Collected data:
═══
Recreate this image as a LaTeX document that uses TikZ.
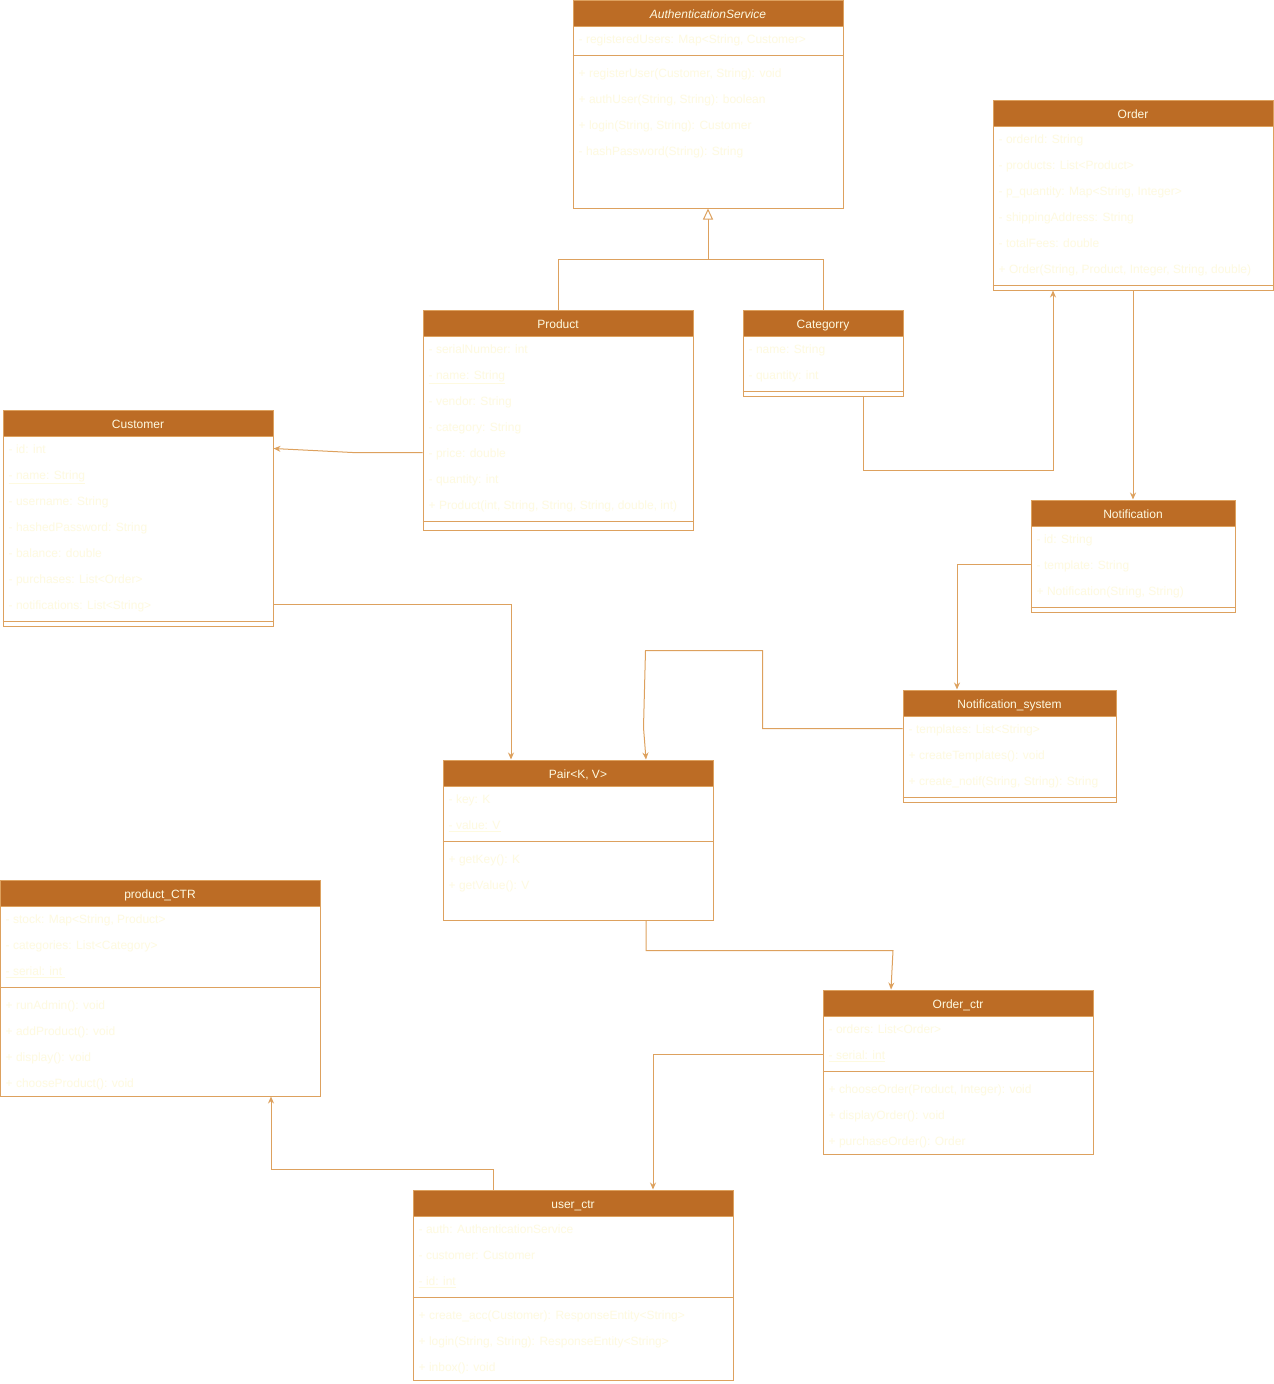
\documentclass[tikz,border=0pt]{standalone}
\usepackage{fontspec}
\setmainfont{Liberation Sans}
\usetikzlibrary{arrows.meta,positioning,calc}
\definecolor{umlhead}{HTML}{BC6C25}
\definecolor{umlline}{HTML}{DDA15E}
\definecolor{umltext}{HTML}{FEFAE0}

\begin{document}
\begin{tikzpicture}[x=1pt, y=-1pt,
    cls/.style={draw=umlline, fill=white, line width=1pt, inner sep=0pt},
    hdr/.style={draw=umlline, fill=umlhead, line width=1pt, minimum height=26pt, inner sep=0pt, anchor=north, text=umltext, text height=11pt, text depth=1pt, font=\fontsize{12}{14}\selectfont},
    row/.style={anchor=west, inner sep=0pt, text=umltext, text height=11pt, text depth=1pt, font=\fontsize{12}{14}\selectfont},
    sep/.style={draw=umlline, line width=1pt},
    arr/.style={draw=umlline, line width=1pt, -{Stealth[length=7pt,width=6pt]}},
    gen/.style={draw=umlline, line width=1pt, -{Triangle[open,length=11pt,width=10pt,fill=white]}}
]
\useasboundingbox (0,0) rectangle (1274,1384);

% AuthenticationService
\node[cls, minimum width=270pt, minimum height=208pt] (auth) at (708,104) {};
\node[hdr, minimum width=270pt] (auth-h) at (auth.north) {\textit{AuthenticationService}};
\node[row] (auth-1) at ([xshift=6pt,yshift=-39pt]auth.north west) {- registeredUsers: Map<String, Customer>};
\draw[sep] ([yshift=-56pt]auth.north west) -- ([yshift=-56pt]auth.north east);
\foreach \t [count=\i] in {{+ registerUser(Customer, String): void},{+ authUser(String, String): boolean},{+ login(String, String): Customer},{- hashPassword(String): String}}
  \node[row] (auth-m\i) at ([xshift=6pt,yshift=-47pt-\i*26pt]auth.north west) {\t};

% Order
\node[cls, minimum width=280pt, minimum height=190pt] (ord) at (1133,195) {};
\node[hdr, minimum width=280pt] (ord-h) at (ord.north) {Order};
\foreach \t [count=\i] in {{- orderId: String},{- products: List<Product>},{- p\_quantity: Map<String, Integer>},{- shippingAddress: String},{- totalFees: double},{+ Order(String, Product, Integer, String, double)}}
  \node[row] (ord-\i) at ([xshift=6pt,yshift=-13pt-\i*26pt]ord.north west) {\t};
\draw[sep] ([yshift=-186pt]ord.north west) -- ([yshift=-186pt]ord.north east);

% Product
\node[cls, minimum width=270pt, minimum height=220pt] (prod) at (558,420) {};
\node[hdr, minimum width=270pt] (prod-h) at (prod.north) {Product};
\foreach \t [count=\i] in {{- serialNumber: int},{\underline{- name: String}},{- vendor: String},{- category: String},{- price: double},{- quantity: int},{+ Product(int, String, String, String, double, int)}}
  \node[row] (prod-\i) at ([xshift=6pt,yshift=-13pt-\i*26pt]prod.north west) {\t};
\draw[sep] ([yshift=-212pt]prod.north west) -- ([yshift=-212pt]prod.north east);

% Categorry
\node[cls, minimum width=160pt, minimum height=86pt] (cat) at (823,353) {};
\node[hdr, minimum width=160pt] (cat-h) at (cat.north) {Categorry};
\foreach \t [count=\i] in {{- name: String},{- quantity: int}}
  \node[row] (cat-\i) at ([xshift=6pt,yshift=-13pt-\i*26pt]cat.north west) {\t};
\draw[sep] ([yshift=-82pt]cat.north west) -- ([yshift=-82pt]cat.north east);

% Customer
\node[cls, minimum width=270pt, minimum height=216pt] (cust) at (138,518) {};
\node[hdr, minimum width=270pt] (cust-h) at (cust.north) {Customer};
\foreach \t [count=\i] in {{- id: int},{\underline{- name: String}},{- username: String},{- hashedPassword: String},{- balance: double},{- purchases: List<Order>},{- notifications: List<String>}}
  \node[row] (cust-\i) at ([xshift=6pt,yshift=-13pt-\i*26pt]cust.north west) {\t};
\draw[sep] ([yshift=-212pt]cust.north west) -- ([yshift=-212pt]cust.north east);

% Notification
\node[cls, minimum width=204pt, minimum height=112pt] (notif) at (1133,556) {};
\node[hdr, minimum width=204pt] (notif-h) at (notif.north) {Notification};
\foreach \t [count=\i] in {{- id: String},{- template: String},{+ Notification(String, String)}}
  \node[row] (notif-\i) at ([xshift=6pt,yshift=-13pt-\i*26pt]notif.north west) {\t};
\draw[sep] ([yshift=-108pt]notif.north west) -- ([yshift=-108pt]notif.north east);

% Notification_system
\node[cls, minimum width=213pt, minimum height=112pt] (nsys) at (1009.5,746) {};
\node[hdr, minimum width=213pt] (nsys-h) at (nsys.north) {Notification\_system};
\foreach \t [count=\i] in {{- templates: List<String>},{+ createTemplates(): void},{+ create\_notif(String, String): String}}
  \node[row] (nsys-\i) at ([xshift=6pt,yshift=-13pt-\i*26pt]nsys.north west) {\t};
\draw[sep] ([yshift=-108pt]nsys.north west) -- ([yshift=-108pt]nsys.north east);

% Pair<K, V>
\node[cls, minimum width=270pt, minimum height=160pt] (pair) at (578,840) {};
\node[hdr, minimum width=270pt] (pair-h) at (pair.north) {Pair<K, V>};
\foreach \t [count=\i] in {{- key: K},{\underline{- value: V}}}
  \node[row] (pair-\i) at ([xshift=6pt,yshift=-13pt-\i*26pt]pair.north west) {\t};
\draw[sep] ([yshift=-82pt]pair.north west) -- ([yshift=-82pt]pair.north east);
\foreach \t [count=\i] in {{+ getKey(): K},{+ getValue(): V}}
  \node[row] (pair-m\i) at ([xshift=6pt,yshift=-73pt-\i*26pt]pair.north west) {\t};

% product_CTR
\node[cls, minimum width=320pt, minimum height=216pt] (pctr) at (160,988) {};
\node[hdr, minimum width=320pt] (pctr-h) at (pctr.north) {product\_CTR};
\foreach \t [count=\i] in {{- stock: Map<String, Product>},{- categories: List<Category>},{\underline{- serial: int\ }}}
  \node[row] (pctr-\i) at ([xshift=6pt,yshift=-13pt-\i*26pt]pctr.north west) {\t};
\draw[sep] ([yshift=-108pt]pctr.north west) -- ([yshift=-108pt]pctr.north east);
\foreach \t [count=\i] in {{+ runAdmin(): void},{+ addProduct(): void},{+ display(): void},{+ chooseProduct(): void}}
  \node[row] (pctr-m\i) at ([xshift=6pt,yshift=-99pt-\i*26pt]pctr.north west) {\t};

% Order_ctr
\node[cls, minimum width=270pt, minimum height=164pt] (octr) at (958,1072) {};
\node[hdr, minimum width=270pt] (octr-h) at (octr.north) {Order\_ctr};
\foreach \t [count=\i] in {{- orders: List<Order>},{\underline{- serial: int}}}
  \node[row] (octr-\i) at ([xshift=6pt,yshift=-13pt-\i*26pt]octr.north west) {\t};
\draw[sep] ([yshift=-82pt]octr.north west) -- ([yshift=-82pt]octr.north east);
\foreach \t [count=\i] in {{+ chooseOrder(Product, Integer): void},{+ displayOrder(): void},{+ purchaseOrder(): Order}}
  \node[row] (octr-m\i) at ([xshift=6pt,yshift=-73pt-\i*26pt]octr.north west) {\t};

% user_ctr
\node[cls, minimum width=320pt, minimum height=190pt] (uctr) at (573,1285) {};
\node[hdr, minimum width=320pt] (uctr-h) at (uctr.north) {user\_ctr};
\foreach \t [count=\i] in {{- auth: AuthenticationService},{- customer: Customer},{\underline{- id: int}}}
  \node[row] (uctr-\i) at ([xshift=6pt,yshift=-13pt-\i*26pt]uctr.north west) {\t};
\draw[sep] ([yshift=-108pt]uctr.north west) -- ([yshift=-108pt]uctr.north east);
\foreach \t [count=\i] in {{+ create\_acc(Customer): ResponseEntity<String>},{+ login(String, String): ResponseEntity<String>},{+ inbox(): void}}
  \node[row] (uctr-m\i) at ([xshift=6pt,yshift=-99pt-\i*26pt]uctr.north west) {\t};

% connectors
\coordinate (genjoin) at (708,259);
\draw[gen] (prod.north) |- (genjoin) -- (auth.south);
\draw[sep] (cat.north) |- (genjoin);
\draw[arr] (prod.west |- prod-5) -- ++(-70,0) -- (cust.east |- cust-1);
\draw[arr] ([xshift=40pt]cat.south) -- ++(0,74) -| ([xshift=-80pt]ord.south);
\draw[arr] (ord.south) -- (notif.north);
\draw[arr] (notif.west |- notif-2) -| ([xshift=-52.5pt]nsys.north);
\draw[arr] (nsys.west |- nsys-1) -- ++(-140,0) -- ++(0,-78) -- ++(-117,0) -- ++(-2,77) -- ([xshift=68pt]pair.north);
\draw[arr] (cust.east |- cust-7) -| ([xshift=-67pt]pair.north);
\draw[arr] ([xshift=68pt]pair.south) -- ++(0,30) -- ++(247,0) -- ([xshift=-67pt]octr.north);
\draw[arr] (octr.west |- octr-2) -| ([xshift=80pt]uctr.north);
\draw[arr] ([xshift=-80pt]uctr.north) -- ++(0,-20) -| ([xshift=111pt]pctr.south);
\end{tikzpicture}
\end{document}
═══
Task description: Repeat, exactly and in full, each line from the start of the data to the line that contains "-- ([yshift=-186pt]ord.north east);". Pictures do not go in.

Reply:
Recreate this image as a LaTeX document that uses TikZ.
\documentclass[tikz,border=0pt]{standalone}
\usepackage{fontspec}
\setmainfont{Liberation Sans}
\usetikzlibrary{arrows.meta,positioning,calc}
\definecolor{umlhead}{HTML}{BC6C25}
\definecolor{umlline}{HTML}{DDA15E}
\definecolor{umltext}{HTML}{FEFAE0}

\begin{document}
\begin{tikzpicture}[x=1pt, y=-1pt,
    cls/.style={draw=umlline, fill=white, line width=1pt, inner sep=0pt},
    hdr/.style={draw=umlline, fill=umlhead, line width=1pt, minimum height=26pt, inner sep=0pt, anchor=north, text=umltext, text height=11pt, text depth=1pt, font=\fontsize{12}{14}\selectfont},
    row/.style={anchor=west, inner sep=0pt, text=umltext, text height=11pt, text depth=1pt, font=\fontsize{12}{14}\selectfont},
    sep/.style={draw=umlline, line width=1pt},
    arr/.style={draw=umlline, line width=1pt, -{Stealth[length=7pt,width=6pt]}},
    gen/.style={draw=umlline, line width=1pt, -{Triangle[open,length=11pt,width=10pt,fill=white]}}
]
\useasboundingbox (0,0) rectangle (1274,1384);

% AuthenticationService
\node[cls, minimum width=270pt, minimum height=208pt] (auth) at (708,104) {};
\node[hdr, minimum width=270pt] (auth-h) at (auth.north) {\textit{AuthenticationService}};
\node[row] (auth-1) at ([xshift=6pt,yshift=-39pt]auth.north west) {- registeredUsers: Map<String, Customer>};
\draw[sep] ([yshift=-56pt]auth.north west) -- ([yshift=-56pt]auth.north east);
\foreach \t [count=\i] in {{+ registerUser(Customer, String): void},{+ authUser(String, String): boolean},{+ login(String, String): Customer},{- hashPassword(String): String}}
  \node[row] (auth-m\i) at ([xshift=6pt,yshift=-47pt-\i*26pt]auth.north west) {\t};

% Order
\node[cls, minimum width=280pt, minimum height=190pt] (ord) at (1133,195) {};
\node[hdr, minimum width=280pt] (ord-h) at (ord.north) {Order};
\foreach \t [count=\i] in {{- orderId: String},{- products: List<Product>},{- p\_quantity: Map<String, Integer>},{- shippingAddress: String},{- totalFees: double},{+ Order(String, Product, Integer, String, double)}}
  \node[row] (ord-\i) at ([xshift=6pt,yshift=-13pt-\i*26pt]ord.north west) {\t};
\draw[sep] ([yshift=-186pt]ord.north west) -- ([yshift=-186pt]ord.north east);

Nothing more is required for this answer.